Ideal dopant to increase charge separation efficiency in hematite photoanodes: germanium

Abstract

Hematite, owing to its ideal physical properties, chemical stability, and abundance on Earth, has become a potential candidate as a photoanode in solar water-splitting device applications. However, the high photogenerated charge recombination due to its low efficiency of charge separation as a consequence of poor electronic transport and collection at the back contact has hindered its commercial application. Based on the limitations of hematite, this study describes germanium as a potentially ideal element that combines the beneficial improvement in charge transfer efficiency and morphology control toward high hematite-based photoanode performance. Intensity-modulated photocurrent spectroscopy results demonstrated that the addition of Ge enhanced the charge mobility, leading to a superior charge separation efficiency compared to the pristine hematite photoanode.
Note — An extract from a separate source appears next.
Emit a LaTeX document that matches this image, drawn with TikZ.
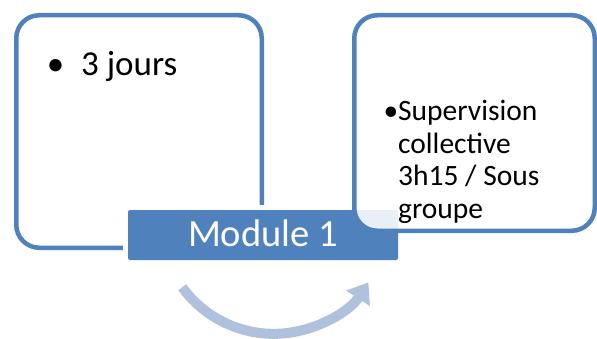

C-AFM measurements demonstrate that Ge improves the electronic conductivity and increases the majority carrier mobility. Photoelectrochemical measurements performed at different wavelengths show the Ge interferes with the formation of small polarons, making the charges more mobile (delocalized), thus favoring the process of photoinduced charge separation. The combined role played by Ge addition resulted in a significant improvement in the photoelectrochemical performance from 0.5 to 3.2 mA cm⁻² at 1.23 V_RHE by comparing the pristine and Ge–hematite-based photoanodes.